Wednesday, March 31, 2010

Our path 'is not the only one available'

Wade Davis, in The Wayfinders: These lectures set out to ask 'why ancient wisdom matters in the modern world.' The phrase is somewhat flawed, implying as it does that these many remarkable peoples we have encountered are somehow vestigial, archaic voices stranded in time, having at best a vague advisory role to play in contemporary life. In truth, all the cultures I have referenced in these lectures -- the Tibetans and the San, the Arhuacos, Wiwas and Kogi, the Kiowa, Barasana, Makuna, Penan, Rendille, Tahltan, Gitxsan, Wet'suwet'en, Haida, Inuit, and all the peoples of Polynesia -- are very much alive and fighting not only for their cultural survival but also to take part in a global dialogue that will define the future of life on earth...

Why should their voices be heard? There are scores of reasons... but to sum up, two words will do. Climate change. There is no serious scientist alive who questions the severity and implications of this crisis, or the factors, decisions, and priorities that caused it to occur. It has come about because of the consequences of a particular world view. We have for three centuries now, as Thom Hartmann has written, consumed the ancient sunlight of the world. Our economic models are projections and arrows when they should be circles. To define perpetual growth on a finite planet as the sole measure of economic well-being is to engage in a form of slow collective suicide. To deny or exclude from the calculus of governance and economy the costs of violating the biological support system of life is the logic of delusion.

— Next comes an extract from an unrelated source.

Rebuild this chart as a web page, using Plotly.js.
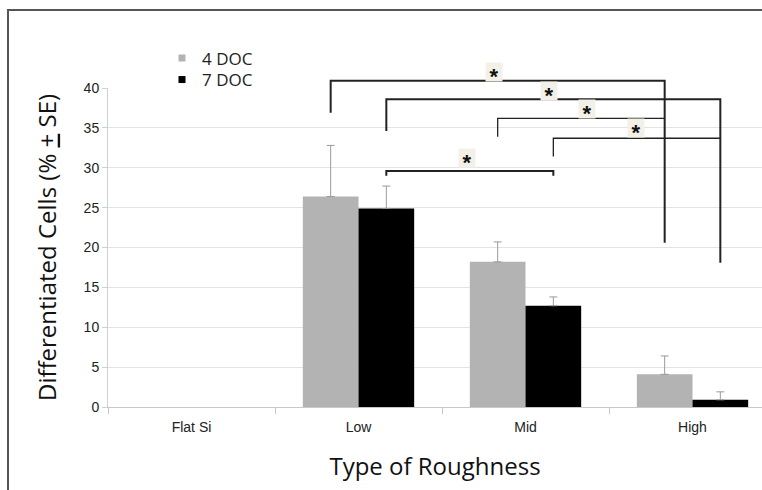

These voices matter because they can still be heard to remind us that there are indeed alternatives, other ways of orienting human beings in social, spiritual, and ecological space. This is not to suggest naively that we abandon everything and attempt to mimic the ways of non-industrial societies, or that any culture be asked to forfeit its right to benefit from the genius of technology. It is rather to draw inspiration and comfort from the fact that the path we have taken is not the only one available, that our destiny therefore is not indelibly written in a set of choices that demonstrably and scientifically have proven not to be wise. By their very existence the diverse cultures of the world bear witness to the folly of those who say that we cannot change, as we all know we must, the fundamental manner in which we inhabit this planet.